La cama
Gran parte de nuestra vida la pasamos en ella, mientras deambulamos por regiones exóticas y líquidas, por ciudades esquemáticas y descoyuntadas, al capricho de esa brújula imprevisible que llamamos subconsciente, ese controvertido invento vienés que contiene nuestro lado oscuro y monstruoso, el sueño salvaje de nuestra razón, la pesadilla latente de nuestro pensamiento.
La vestimos en invierno con sábanas de franela, la cubrimos con edredones rellenos de plumas de patos muertos o de fibra artificial, o con mantas que huelen siempre a frío cautivo. La aligeramos en primavera de forma progresiva, sin fiarnos mucho de los bandazos meteorológicos propios de la estación, que es veleidosa. La dejamos casi desnuda en verano, para ir añadiéndole poco a poco, en cuanto llegue el otoño con sus dedos de plata, las sábanas de franela acogedora y el edredón espumoso, la manta amiga y la colcha espesa, porque hay que ir refugiándose. Lo mismo que nosotros, en fin. A nuestro ritmo.
La cama es un lugar muy peligroso en cuanto cerramos los ojos. Podemos caernos a un abismo que es a la vez una estrella giratoria. Podemos acabar luchando contra un dragón de siete cabezas o devorados por una multitud de animales pequeños de ojos brillantes. Podemos conversar con los muertos. Podemos besar a quien nunca querría besarnos o a quien nunca nos gustaría besar. Podemos regresar al colegio o a la mili, esas dos recurrencias del ya citado invento vienés. Alguien puede asesinarnos. Podemos asesinar a un espectro desvaído que tiene el rostro de alguien a quien queremos. Puede pisotearnos un caballo barroco y fantasmal montado por un zombi salido de repente de una ciénaga encantada. Puede pasarnos su lengua por la cara un reptil. Podemos hundirnos en un mar de arena o en desierto de agua.
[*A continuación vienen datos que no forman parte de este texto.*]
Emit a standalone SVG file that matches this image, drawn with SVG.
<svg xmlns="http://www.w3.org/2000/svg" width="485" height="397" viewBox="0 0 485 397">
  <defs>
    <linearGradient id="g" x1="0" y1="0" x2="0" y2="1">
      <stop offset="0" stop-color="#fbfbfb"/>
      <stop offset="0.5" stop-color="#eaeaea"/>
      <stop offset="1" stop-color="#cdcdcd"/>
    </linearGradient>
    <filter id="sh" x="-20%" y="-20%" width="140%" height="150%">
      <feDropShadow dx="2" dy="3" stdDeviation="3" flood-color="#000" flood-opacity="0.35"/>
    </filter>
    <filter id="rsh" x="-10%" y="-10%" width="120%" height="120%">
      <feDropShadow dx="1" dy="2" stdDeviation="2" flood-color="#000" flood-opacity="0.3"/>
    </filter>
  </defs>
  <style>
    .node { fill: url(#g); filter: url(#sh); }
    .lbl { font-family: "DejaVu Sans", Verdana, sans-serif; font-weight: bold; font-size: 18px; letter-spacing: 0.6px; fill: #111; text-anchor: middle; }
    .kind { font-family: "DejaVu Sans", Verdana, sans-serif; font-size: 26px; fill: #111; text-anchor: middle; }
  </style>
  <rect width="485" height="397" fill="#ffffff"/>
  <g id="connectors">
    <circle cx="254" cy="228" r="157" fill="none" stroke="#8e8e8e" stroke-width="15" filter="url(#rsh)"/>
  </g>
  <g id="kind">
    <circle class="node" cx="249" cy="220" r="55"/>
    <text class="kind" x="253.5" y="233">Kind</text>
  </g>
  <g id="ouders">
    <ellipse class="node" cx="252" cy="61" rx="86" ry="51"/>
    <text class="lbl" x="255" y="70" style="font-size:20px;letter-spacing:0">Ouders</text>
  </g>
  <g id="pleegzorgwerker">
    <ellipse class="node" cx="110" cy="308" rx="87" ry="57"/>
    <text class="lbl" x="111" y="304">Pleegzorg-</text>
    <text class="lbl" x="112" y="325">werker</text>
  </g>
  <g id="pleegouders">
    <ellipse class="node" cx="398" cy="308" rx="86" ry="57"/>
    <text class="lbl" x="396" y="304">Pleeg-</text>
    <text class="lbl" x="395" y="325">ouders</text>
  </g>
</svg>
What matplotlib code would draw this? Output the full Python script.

La cama es un lugar muy peligroso, ya digo. Durante el día, la cama es un mueble que no existe, que no vemos, que está ahí sin estar. Le quitan protagonismo los sofás, las butacas y butacones, en los que echamos acaso una siesta, ese sueño de serie B, ese simulacro de navegación alucinada, porque preferimos no adentrarnos en los mundos imprevisibles y mágicos de la cama a plena luz del día, por lo que pueda pasar. Pero llega la noche y nos vemos obligados a disfrazarnos de durmiente, a ponernos un pijama, que es algo así como el uniforme de expedicionario de los trasmundos hipnóticos, y allá vamos, a lo que nos echen, como quien entra en un cine sin ver qué película ponen. Y la película no tarda en proyectarse: aparecen las figuraciones inquietantes y etéreas, las sombras escurridizas, las voces en off que nos amenazan mediante discursos entrecortados, y esos lugares que parecen escenarios de la nada misma, con su esquematismo helador de páramo metafísico... Qué sé yo.
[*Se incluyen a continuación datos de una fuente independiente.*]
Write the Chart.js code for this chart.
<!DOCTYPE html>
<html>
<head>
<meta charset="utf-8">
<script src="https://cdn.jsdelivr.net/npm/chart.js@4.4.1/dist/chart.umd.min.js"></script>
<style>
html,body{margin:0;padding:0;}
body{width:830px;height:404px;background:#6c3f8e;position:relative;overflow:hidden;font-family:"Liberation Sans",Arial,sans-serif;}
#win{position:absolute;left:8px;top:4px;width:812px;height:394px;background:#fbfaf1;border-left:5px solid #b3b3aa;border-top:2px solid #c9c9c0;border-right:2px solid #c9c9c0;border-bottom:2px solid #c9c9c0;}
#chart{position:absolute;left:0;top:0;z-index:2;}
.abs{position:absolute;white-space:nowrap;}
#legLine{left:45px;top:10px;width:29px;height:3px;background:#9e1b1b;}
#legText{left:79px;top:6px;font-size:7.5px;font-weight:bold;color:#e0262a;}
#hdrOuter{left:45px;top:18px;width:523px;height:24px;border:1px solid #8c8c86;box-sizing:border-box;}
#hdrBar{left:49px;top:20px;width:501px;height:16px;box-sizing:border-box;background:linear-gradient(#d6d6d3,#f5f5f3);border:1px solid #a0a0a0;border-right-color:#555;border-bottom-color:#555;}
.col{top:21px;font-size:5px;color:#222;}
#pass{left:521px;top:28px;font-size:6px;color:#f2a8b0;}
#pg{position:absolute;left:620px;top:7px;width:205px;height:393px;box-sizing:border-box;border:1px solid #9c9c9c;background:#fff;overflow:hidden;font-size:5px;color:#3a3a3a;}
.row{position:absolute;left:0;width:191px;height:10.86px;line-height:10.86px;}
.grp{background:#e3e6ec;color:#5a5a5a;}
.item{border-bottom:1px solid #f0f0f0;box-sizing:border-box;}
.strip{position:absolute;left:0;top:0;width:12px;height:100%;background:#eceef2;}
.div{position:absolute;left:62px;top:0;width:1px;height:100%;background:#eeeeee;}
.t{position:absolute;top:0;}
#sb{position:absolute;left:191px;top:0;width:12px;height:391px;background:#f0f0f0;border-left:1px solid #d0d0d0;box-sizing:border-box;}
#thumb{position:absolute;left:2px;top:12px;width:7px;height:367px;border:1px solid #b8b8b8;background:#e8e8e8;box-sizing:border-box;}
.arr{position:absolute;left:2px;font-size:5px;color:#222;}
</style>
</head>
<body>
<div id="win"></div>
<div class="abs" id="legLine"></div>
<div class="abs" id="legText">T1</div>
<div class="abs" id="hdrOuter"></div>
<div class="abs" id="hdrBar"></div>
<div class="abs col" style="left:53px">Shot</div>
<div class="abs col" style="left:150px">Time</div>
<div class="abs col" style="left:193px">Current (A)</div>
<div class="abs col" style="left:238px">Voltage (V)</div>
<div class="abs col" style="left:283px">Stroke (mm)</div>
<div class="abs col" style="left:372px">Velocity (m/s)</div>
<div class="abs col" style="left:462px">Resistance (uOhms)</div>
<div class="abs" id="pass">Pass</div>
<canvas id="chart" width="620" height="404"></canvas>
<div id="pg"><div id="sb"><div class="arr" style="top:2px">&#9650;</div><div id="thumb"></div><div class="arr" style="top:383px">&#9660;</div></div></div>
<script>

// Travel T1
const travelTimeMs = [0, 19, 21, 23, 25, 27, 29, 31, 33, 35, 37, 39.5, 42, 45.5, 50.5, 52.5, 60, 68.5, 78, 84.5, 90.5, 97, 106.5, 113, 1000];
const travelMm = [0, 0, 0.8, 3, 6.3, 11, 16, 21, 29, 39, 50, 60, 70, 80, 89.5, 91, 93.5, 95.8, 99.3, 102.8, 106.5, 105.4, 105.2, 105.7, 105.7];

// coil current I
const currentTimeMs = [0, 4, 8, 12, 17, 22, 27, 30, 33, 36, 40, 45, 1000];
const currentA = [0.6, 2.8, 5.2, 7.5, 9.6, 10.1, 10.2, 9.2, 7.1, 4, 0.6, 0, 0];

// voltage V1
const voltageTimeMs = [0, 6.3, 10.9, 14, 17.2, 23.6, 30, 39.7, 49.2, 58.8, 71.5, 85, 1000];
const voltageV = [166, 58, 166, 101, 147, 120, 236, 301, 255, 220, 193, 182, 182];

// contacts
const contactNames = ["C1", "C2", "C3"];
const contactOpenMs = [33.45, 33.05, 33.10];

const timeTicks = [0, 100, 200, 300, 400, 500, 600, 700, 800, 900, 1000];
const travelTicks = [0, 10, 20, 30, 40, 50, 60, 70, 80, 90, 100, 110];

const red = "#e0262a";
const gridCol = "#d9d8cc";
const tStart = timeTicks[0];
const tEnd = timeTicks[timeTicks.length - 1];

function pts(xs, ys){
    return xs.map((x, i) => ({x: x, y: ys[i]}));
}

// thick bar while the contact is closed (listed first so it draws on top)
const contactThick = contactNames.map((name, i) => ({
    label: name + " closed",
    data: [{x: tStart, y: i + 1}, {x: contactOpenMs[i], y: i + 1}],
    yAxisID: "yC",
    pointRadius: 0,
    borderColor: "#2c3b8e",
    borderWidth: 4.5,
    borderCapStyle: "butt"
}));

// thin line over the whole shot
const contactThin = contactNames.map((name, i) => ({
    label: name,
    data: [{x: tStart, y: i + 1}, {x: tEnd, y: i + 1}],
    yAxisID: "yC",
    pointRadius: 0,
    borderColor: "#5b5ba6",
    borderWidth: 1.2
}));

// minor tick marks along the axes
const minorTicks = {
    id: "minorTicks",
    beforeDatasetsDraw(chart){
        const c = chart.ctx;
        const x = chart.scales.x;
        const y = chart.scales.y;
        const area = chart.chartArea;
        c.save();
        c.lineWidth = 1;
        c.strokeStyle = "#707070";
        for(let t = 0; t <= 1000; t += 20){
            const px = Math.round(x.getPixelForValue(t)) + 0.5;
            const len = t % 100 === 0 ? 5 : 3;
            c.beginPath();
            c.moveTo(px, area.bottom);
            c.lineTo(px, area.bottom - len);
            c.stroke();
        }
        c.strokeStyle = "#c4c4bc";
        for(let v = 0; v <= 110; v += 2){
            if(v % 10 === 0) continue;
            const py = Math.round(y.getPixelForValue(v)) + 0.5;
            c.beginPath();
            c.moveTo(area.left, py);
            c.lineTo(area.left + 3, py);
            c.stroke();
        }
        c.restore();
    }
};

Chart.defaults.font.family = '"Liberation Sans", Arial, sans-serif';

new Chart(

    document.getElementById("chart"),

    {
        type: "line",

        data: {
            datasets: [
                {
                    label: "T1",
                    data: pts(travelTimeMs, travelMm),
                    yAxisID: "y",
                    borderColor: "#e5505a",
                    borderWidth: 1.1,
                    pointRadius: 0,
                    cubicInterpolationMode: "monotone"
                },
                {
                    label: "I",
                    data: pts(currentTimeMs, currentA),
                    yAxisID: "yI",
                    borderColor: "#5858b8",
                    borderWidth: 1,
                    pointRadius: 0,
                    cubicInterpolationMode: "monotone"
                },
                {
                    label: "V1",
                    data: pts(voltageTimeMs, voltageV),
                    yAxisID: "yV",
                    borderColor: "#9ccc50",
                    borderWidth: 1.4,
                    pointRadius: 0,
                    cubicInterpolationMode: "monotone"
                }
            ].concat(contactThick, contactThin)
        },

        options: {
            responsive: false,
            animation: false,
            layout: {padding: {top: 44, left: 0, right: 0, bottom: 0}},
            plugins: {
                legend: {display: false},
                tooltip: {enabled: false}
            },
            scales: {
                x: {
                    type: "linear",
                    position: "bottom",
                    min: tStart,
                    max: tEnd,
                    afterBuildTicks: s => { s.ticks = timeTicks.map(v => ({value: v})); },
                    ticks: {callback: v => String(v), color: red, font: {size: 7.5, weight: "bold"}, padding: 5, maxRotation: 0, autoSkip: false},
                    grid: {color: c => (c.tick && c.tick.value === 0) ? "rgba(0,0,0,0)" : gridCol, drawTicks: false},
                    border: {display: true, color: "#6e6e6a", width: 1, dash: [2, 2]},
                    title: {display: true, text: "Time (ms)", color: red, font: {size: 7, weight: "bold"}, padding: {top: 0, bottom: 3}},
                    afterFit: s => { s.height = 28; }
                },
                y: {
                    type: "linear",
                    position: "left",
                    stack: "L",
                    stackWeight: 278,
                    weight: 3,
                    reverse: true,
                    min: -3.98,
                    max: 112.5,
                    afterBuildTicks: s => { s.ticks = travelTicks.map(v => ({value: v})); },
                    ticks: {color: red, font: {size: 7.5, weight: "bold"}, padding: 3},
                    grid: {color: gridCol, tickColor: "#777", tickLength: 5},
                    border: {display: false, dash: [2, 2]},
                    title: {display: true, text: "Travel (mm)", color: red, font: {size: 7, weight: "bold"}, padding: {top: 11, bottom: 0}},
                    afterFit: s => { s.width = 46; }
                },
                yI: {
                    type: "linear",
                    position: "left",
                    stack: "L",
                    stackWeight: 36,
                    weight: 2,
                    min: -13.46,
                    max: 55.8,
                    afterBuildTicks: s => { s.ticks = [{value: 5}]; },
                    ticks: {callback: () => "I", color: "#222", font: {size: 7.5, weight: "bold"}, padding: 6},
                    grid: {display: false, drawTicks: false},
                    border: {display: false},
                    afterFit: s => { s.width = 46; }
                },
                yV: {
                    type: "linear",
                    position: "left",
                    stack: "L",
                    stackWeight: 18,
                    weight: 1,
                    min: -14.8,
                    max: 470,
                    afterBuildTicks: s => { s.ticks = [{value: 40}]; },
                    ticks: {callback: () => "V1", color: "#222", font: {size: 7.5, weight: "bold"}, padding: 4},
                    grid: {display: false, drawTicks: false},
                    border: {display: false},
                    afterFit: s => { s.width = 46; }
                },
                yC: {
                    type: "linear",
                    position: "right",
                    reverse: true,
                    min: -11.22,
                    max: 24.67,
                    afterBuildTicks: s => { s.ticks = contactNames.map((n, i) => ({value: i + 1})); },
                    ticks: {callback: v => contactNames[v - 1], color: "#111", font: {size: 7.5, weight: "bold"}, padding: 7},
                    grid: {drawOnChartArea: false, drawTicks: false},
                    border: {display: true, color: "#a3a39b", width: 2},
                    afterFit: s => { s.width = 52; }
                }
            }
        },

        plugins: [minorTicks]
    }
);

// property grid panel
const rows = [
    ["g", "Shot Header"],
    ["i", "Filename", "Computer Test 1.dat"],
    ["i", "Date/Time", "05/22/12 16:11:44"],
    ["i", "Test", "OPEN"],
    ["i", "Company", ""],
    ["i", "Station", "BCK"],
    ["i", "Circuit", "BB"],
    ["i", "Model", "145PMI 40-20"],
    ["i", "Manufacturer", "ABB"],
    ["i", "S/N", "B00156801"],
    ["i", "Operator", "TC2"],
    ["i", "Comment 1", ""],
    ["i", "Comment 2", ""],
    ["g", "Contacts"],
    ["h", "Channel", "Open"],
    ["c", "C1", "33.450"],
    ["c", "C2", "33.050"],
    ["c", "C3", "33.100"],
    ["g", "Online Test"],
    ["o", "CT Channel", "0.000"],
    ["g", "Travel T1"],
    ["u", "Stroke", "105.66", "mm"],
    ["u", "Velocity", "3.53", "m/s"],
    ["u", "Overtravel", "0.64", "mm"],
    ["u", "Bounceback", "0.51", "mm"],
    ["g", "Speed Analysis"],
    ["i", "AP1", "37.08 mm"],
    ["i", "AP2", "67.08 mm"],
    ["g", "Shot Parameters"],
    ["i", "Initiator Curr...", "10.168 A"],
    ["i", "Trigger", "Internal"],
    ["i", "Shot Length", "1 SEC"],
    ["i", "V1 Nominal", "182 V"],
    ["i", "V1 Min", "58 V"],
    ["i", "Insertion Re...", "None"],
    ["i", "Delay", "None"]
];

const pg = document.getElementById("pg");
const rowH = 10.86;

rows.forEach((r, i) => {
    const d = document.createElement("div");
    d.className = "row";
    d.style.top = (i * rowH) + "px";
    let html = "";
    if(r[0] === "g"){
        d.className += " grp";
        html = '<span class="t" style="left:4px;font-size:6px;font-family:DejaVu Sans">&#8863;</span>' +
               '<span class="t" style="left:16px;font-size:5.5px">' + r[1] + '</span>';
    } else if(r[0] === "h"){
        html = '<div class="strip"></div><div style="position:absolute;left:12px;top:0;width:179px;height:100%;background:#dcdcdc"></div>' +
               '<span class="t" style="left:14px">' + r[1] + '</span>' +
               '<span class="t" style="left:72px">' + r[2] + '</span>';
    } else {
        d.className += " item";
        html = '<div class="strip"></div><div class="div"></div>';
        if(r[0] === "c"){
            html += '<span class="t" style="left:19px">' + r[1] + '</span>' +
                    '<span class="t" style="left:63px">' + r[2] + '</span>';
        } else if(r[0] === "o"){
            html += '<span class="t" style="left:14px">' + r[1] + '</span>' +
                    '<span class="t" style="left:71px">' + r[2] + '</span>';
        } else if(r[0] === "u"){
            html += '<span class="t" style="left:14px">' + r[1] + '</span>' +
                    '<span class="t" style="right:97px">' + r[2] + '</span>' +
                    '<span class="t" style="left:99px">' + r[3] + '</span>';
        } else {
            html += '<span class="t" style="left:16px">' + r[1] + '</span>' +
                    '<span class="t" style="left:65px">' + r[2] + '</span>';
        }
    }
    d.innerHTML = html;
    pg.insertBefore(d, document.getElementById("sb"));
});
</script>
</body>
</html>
Cada vez que paso ante el escaparate de una tienda de colchones, me estremezco: ahí están esos pequeños reinos de la alucinación, que serán nido de ácaros, escenarios mullidos del amor y de la pesadilla, depósitos de irrealidades, historias de las 1.000 y una noches a lo largo de miles de noches, todas ellas distintas, todas ellas tan raras.